Şimdi inat değil, akıl zamanı
GEÇEN hafta İstanbul üzerinden yurtdışına uçarken yanımda oturan Türkiye’de yatırımları olan Fransız bir şirketin Hollandalı yöneticisiyle ilginç bir sohbetimiz oldu. İzmir’de oturduğumu öğrenince elindeki kitabı açıp bir harita gösterdi. Antik çağa ait İzmir’i Smyrina olarak tanımlayan, Efes’in, Teos’un o dönemde Akdeniz’in en önemli limanları olduğunu gösteren bir haritaydı.
Kitabı Hollanda’nın en ünlü yazarlarından biri kaleme alıp o çağlarda Efes’teki, İzmir’deki yaşam biçimini romanlaştırarak anlatmış. “Ne kadar şanslısınız, ne kadar önemli bir coğrafyada oturuyorsunuz” dedi işadamı. Ama sözünü de esirgemedi. “Sahip olduğunuz potansiyeli hiç kullanamıyorsunuz. Bu kadar büyük ve genç nüfus, böylesine önemli bir kültürel mirasla çok başka yerlerde olmanız” gerekirdi diyerek sözü o günlerde tutuklanan bakan çocukları ve emniyetteki görevden almalara getirdi.
İç siyaseti yakından izlediği belliydi. Yabancı işadamı gözüyle gelişmeleri değerlendirmesini istediğimde, “Sermaye güvenli limanlar arar.

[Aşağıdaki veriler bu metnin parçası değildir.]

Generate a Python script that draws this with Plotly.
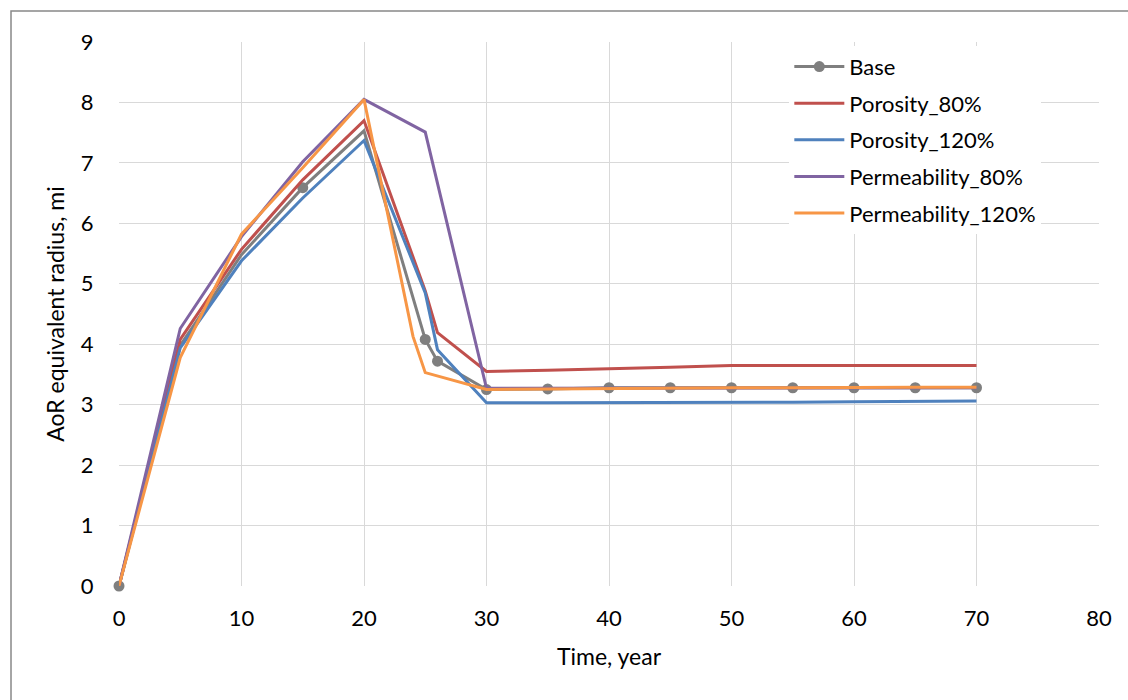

Kimse parasını riske atmak istemez. Şimdi yatırıma başlamak üzere olanlar bile tozun dumanın dağılmasını bekleyecektir” dedi.
Bu sözler bana 2001 krizi öncesi yaşadıklarımızı anımsattı. O zaman da Türkiye siyasi istikrar başta olmak üzere pek çok açıdan güven vermeyen ülkeydi. Türkiye’ye borç verenler paranın batabileceği riskini de hesaplayarak inanılmaz yüksek faizler istiyordu. Sonunda ekonomi duvara çarptı. Milyonlarca kişi işsiz kaldı, on binlerce işletme battı. Türkiye o krizden çok ağır bedeller ödeyerek çıktı.
Geçen hafta yaşananlardan sonra “Halk bunca fedakarlığı boşuna mı çekti?” diye düşünüyorum. Yeni bir umut diye AKP’yi iktidar yapan halk 10 yıl sonra ülke yine bir ekonomik krizin bataklığına sürüklenirse nasıl tepki gösterecek? Sosyal medyanın on binleri birkaç saatte meydanlara dökebildiği bir çağda yaşıyoruz. Yeniden canı yanan halktan 10 yıl önceki olgunluk beklenebilecek mi? Hem de ayakkabı kutularının simge haline geldiği bir dönemde.
Neyse ki henüz yılın ilk günündeyiz. İnat değil, akıl galip gelirse kabus senaryolarını önlemek için hala vakit var.